**AVAILABLE DATA:**

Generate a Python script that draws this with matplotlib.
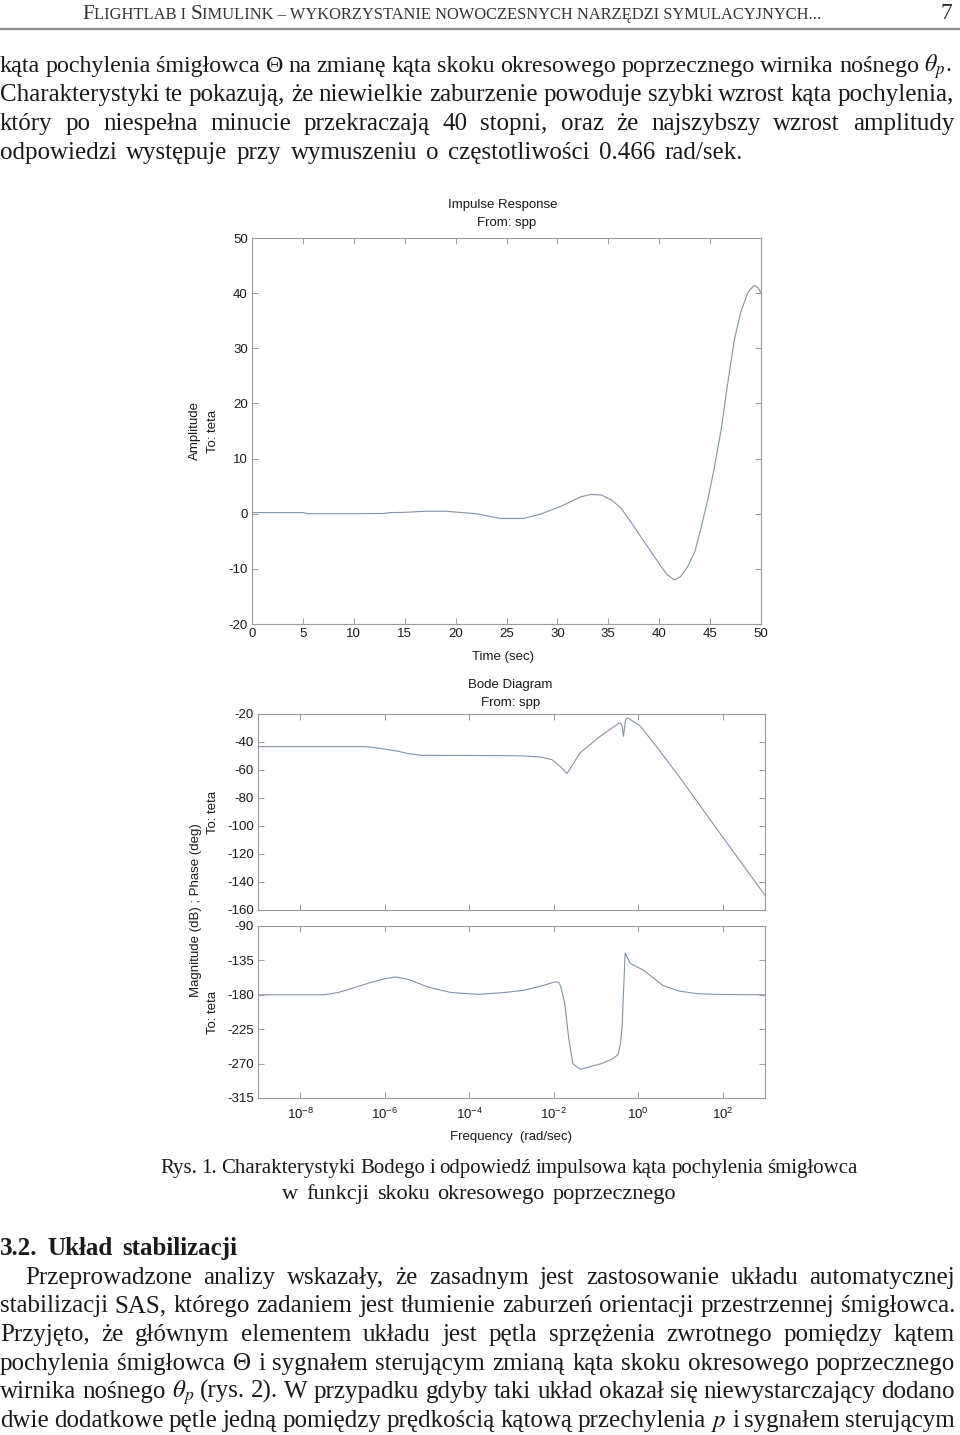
import matplotlib
matplotlib.use("Agg")
import matplotlib.pyplot as plt
import numpy as np

# ── data read off the reference page ─────────────────────────────────────────

imp_t = [0, 5, 5.5, 10, 13, 13.5, 15, 17, 19, 20, 22, 24.4, 26.7, 28.3, 30.3,
         31.3, 32.3, 33.3, 34.3, 35.3, 36.25, 37.2, 38.2, 39.2, 40.2, 40.8,
         41.5, 42.1, 42.8, 43.5, 44.1, 44.8, 45.4, 46.1, 46.7, 47.4, 48.0,
         48.7, 49.3, 49.7, 50]
imp_amp = [0.2, 0.2, 0.0, 0.0, 0.05, 0.2, 0.25, 0.45, 0.45, 0.3, 0.0, -0.85,
           -0.85, -0.1, 1.3, 2.2, 3.07, 3.5, 3.4, 2.5, 1.0, -1.45, -4.2, -6.9,
           -9.6, -11.1, -12.0, -11.4, -9.6, -6.9, -2.65, 2.8, 8.2, 15.4, 23.3,
           31.7, 36.5, 40.1, 41.4, 41.0, 40.1]

mag_logw = [-9, -6.45, -6.2, -5.95, -5.7, -5.45, -5.15, -4.0, -3.0, -2.7,
            -2.33, -2.05, -1.85, -1.75, -1.69, -1.6, -1.38, -0.9, -0.6, -0.47,
            -0.42, -0.38, -0.35, -0.3, -0.25, 0.05, 0.5, 1.0, 2.0, 3.0]
mag_db = [-43.3, -43.3, -44.2, -45.3, -46.5, -48.2, -49.5, -49.6, -49.8,
          -50.0, -50.7, -52.5, -57.4, -60.5, -62.6, -58.5, -47.8, -35.9,
          -29.5, -26.8, -26.5, -28.7, -35.9, -24.0, -22.7, -28.7, -46.0,
          -66.0, -108.0, -149.5]

phase_logw = [-9, -7.43, -7.1, -6.8, -6.34, -6.0, -5.75, -5.43, -4.97, -4.43,
              -3.79, -3.15, -2.7, -2.24, -1.97, -1.88, -1.83, -1.74, -1.65,
              -1.55, -1.37, -0.87, -0.6, -0.48, -0.42, -0.38, -0.36, -0.31,
              -0.19, 0.13, 0.58, 0.95, 1.4, 1.86, 3.0]
phase_deg = [-180, -180, -177, -172, -164, -159, -156.7, -160, -170, -177,
             -179.4, -177, -174, -167.6, -163, -163.5, -170, -191.6, -235,
             -270, -277.5, -270, -263.6, -258, -244, -220, -191.6, -125.3,
             -139, -148, -167.6, -175, -178.5, -179.5, -180]

imp_xticks = [0, 5, 10, 15, 20, 25, 30, 35, 40, 45, 50]
imp_yticks = [-20, -10, 0, 10, 20, 30, 40, 50]
mag_yticks = [-160, -140, -120, -100, -80, -60, -40, -20]
phase_yticks = [-315, -270, -225, -180, -135, -90]
freq_exps = [-8, -6, -4, -2, 0, 2]

header_parts = [("F", 1.0), ("LIGHTLAB I ", 0.78), ("S", 1.0),
                ("IMULINK – WYKORZYSTANIE NOWOCZESNYCH NARZĘDZI SYMULACYJNYCH...", 0.78)]

para1 = [
    "kąta pochylenia śmigłowca Θ na zmianę kąta skoku okresowego poprzecznego wirnika nośnego $\\theta_p$.",
    "Charakterystyki te pokazują, że niewielkie zaburzenie powoduje szybki wzrost kąta pochylenia,",
    "który po niespełna minucie przekraczają 40 stopni, oraz że najszybszy wzrost amplitudy",
    "odpowiedzi występuje przy wymuszeniu o częstotliwości 0.466 rad/sek.",
]
caption = [
    "Rys. 1. Charakterystyki Bodego i odpowiedź impulsowa kąta pochylenia śmigłowca",
    "w funkcji skoku okresowego poprzecznego",
]
heading = "3.2. Układ stabilizacji"
para2 = [
    "Przeprowadzone analizy wskazały, że zasadnym jest zastosowanie układu automatycznej",
    "stabilizacji SAS, którego zadaniem jest tłumienie zaburzeń orientacji przestrzennej śmigłowca.",
    "Przyjęto, że głównym elementem układu jest pętla sprzężenia zwrotnego pomiędzy kątem",
    "pochylenia śmigłowca Θ i sygnałem sterującym zmianą kąta skoku okresowego poprzecznego",
    "wirnika nośnego $\\theta_p$ (rys. 2). W przypadku gdyby taki układ okazał się niewystarczający dodano",
    "dwie dodatkowe pętle jedną pomiędzy prędkością kątową przechylenia $p$ i sygnałem sterującym",
]

# ── page setup ───────────────────────────────────────────────────────────────

plt.rcParams["font.family"] = ["Liberation Sans", "DejaVu Sans"]
plt.rcParams["axes.unicode_minus"] = False
plt.rcParams["mathtext.fontset"] = "custom"
plt.rcParams["mathtext.rm"] = "Liberation Sans"
plt.rcParams["mathtext.it"] = "Liberation Sans:italic"
plt.rcParams["mathtext.bf"] = "Liberation Sans:bold"

W, H = 960, 1435
SERIF = ["Liberation Serif", "DejaVu Serif"]
LINE = "#8493a8"
FRAME = "#9c9c9c"
TXT = "#1a1a1a"
TICK_FS = 9.5

fig = plt.figure(figsize=(W / 100, H / 100), dpi=100)
renderer = fig.canvas.get_renderer()


def fy(y):
    return 1 - y / H


def place_words(line, y, x0, x1, size, weight="normal"):
    """Lay out the words of one line so they span x0..x1 (justified)."""
    words = line.split(" ")
    objs = [fig.text(0, fy(y), w, fontsize=size, family=SERIF, weight=weight,
                     color=TXT, va="baseline", math_fontfamily="stix")
            for w in words]
    while True:
        widths = [t.get_window_extent(renderer).width for t in objs]
        gap = (x1 - x0 - sum(widths)) / max(len(words) - 1, 1)
        if gap >= 0.2 * size * 100 / 72:
            break
        size *= 0.98
        for t in objs:
            t.set_fontsize(size)
    x = x0
    for t, w in zip(objs, widths):
        t.set_x(x / W)
        x += w + gap


# header in small caps
big = 15
objs = [fig.text(0, fy(19), s, fontsize=big * k, family=SERIF, color="#333333",
                 va="baseline") for s, k in header_parts]
widths = [t.get_window_extent(renderer).width for t in objs]
scale = 745 / sum(widths)
for t, (s, k) in zip(objs, header_parts):
    t.set_fontsize(big * k * scale)
widths = [t.get_window_extent(renderer).width for t in objs]
x = 452 - sum(widths) / 2
for t, w in zip(objs, widths):
    t.set_x(x / W)
    x += w
fig.text(952 / W, fy(19), "7", fontsize=17, family=SERIF, color="#333333",
         ha="right", va="baseline")
fig.add_artist(plt.Line2D([0, 1], [fy(29), fy(29)], color="#8a8a8a", lw=1.6,
                          transform=fig.transFigure))

# body text
BODY = 18
p1_base = [72, 101, 130, 159]
p1_right = [952, 954, 954, 743]
for line, y, r in zip(para1, p1_base, p1_right):
    place_words(line, y, 0, r, BODY)

place_words(caption[0], 1173, 160, 858, 16)
place_words(caption[1], 1199, 282, 676, 16)
place_words(heading, 1255, 0, 237, 18, weight="bold")

p2_base = [1284, 1312, 1341, 1370, 1398, 1427]
for i, (line, y) in enumerate(zip(para2, p2_base)):
    place_words(line, y, 25 if i == 0 else 0, 955, BODY)


# ── charts ───────────────────────────────────────────────────────────────────

def axes_px(left, top, right, bottom):
    return fig.add_axes([left / W, 1 - bottom / H, (right - left) / W,
                         (bottom - top) / H])


def matlab_style(ax):
    for sp in ax.spines.values():
        sp.set_color(FRAME)
        sp.set_linewidth(0.8)
    ax.tick_params(direction="in", top=True, right=True, length=4,
                   width=0.7, color=FRAME, labelsize=TICK_FS,
                   labelcolor=TXT, pad=3)
    ax.tick_params(which="minor", length=0)


# impulse response
ax = axes_px(252, 238, 761, 624)
ax.plot(imp_t, imp_amp, color=LINE, lw=0.8)
ax.set_xlim(0, 50)
ax.set_ylim(-20, 50)
ax.set_xticks(imp_xticks)
ax.set_yticks(imp_yticks)
matlab_style(ax)

fig.text(503 / W, fy(205), "Impulse Response", fontsize=TICK_FS, color=TXT,
         ha="center", va="center")
fig.text(507 / W, fy(223), "From: spp", fontsize=TICK_FS, color=TXT,
         ha="center", va="center")
fig.text(503 / W, fy(657), "Time (sec)", fontsize=TICK_FS, color=TXT,
         ha="center", va="center")
fig.text(195 / W, fy(431), "Amplitude", fontsize=TICK_FS, color=TXT,
         rotation=90, ha="center", va="center")
fig.text(213 / W, fy(431), "To: teta", fontsize=TICK_FS, color=TXT,
         rotation=90, ha="center", va="center")

# bode diagram
freq_ticks = [10.0 ** e for e in freq_exps]
freq_labels = [f"$10^{{{e}}}$" for e in freq_exps]

axm = axes_px(258, 714, 765, 910)
axm.semilogx(10.0 ** np.array(mag_logw), mag_db, color=LINE, lw=0.8)
axm.set_xlim(1e-9, 1e3)
axm.set_ylim(-160, -20)
axm.set_yticks(mag_yticks)
axm.set_xticks(freq_ticks)
axm.set_xticklabels([])
matlab_style(axm)

axp = axes_px(258, 926, 765, 1098)
axp.semilogx(10.0 ** np.array(phase_logw), phase_deg, color=LINE, lw=0.8)
axp.set_xlim(1e-9, 1e3)
axp.set_ylim(-315, -90)
axp.set_yticks(phase_yticks)
axp.set_xticks(freq_ticks)
axp.set_xticklabels(freq_labels)
matlab_style(axp)
axp.tick_params(axis="x", pad=6)

fig.text(510 / W, fy(685), "Bode Diagram", fontsize=TICK_FS, color=TXT,
         ha="center", va="center")
fig.text(511 / W, fy(703), "From: spp", fontsize=TICK_FS, color=TXT,
         ha="center", va="center")
fig.text(511 / W, fy(1137), "Frequency  (rad/sec)", fontsize=TICK_FS,
         color=TXT, ha="center", va="center")
fig.text(196 / W, fy(910), "Magnitude (dB) ; Phase (deg)", fontsize=TICK_FS,
         color=TXT, rotation=90, ha="center", va="center")
fig.text(213 / W, fy(812), "To: teta", fontsize=TICK_FS, color=TXT,
         rotation=90, ha="center", va="center")
fig.text(213 / W, fy(1012), "To: teta", fontsize=TICK_FS, color=TXT,
         rotation=90, ha="center", va="center")

fig.savefig("out.png", dpi=100)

**WHAT YOU HAVE TO DO:** Begin at the top of the material above and output each line exactly, stopping after the line that holds "# ── data read". Leave out pictures.

**WORKED SOLUTION:**
Generate a Python script that draws this with matplotlib.
import matplotlib
matplotlib.use("Agg")
import matplotlib.pyplot as plt
import numpy as np

# ── data read off the reference page ─────────────────────────────────────────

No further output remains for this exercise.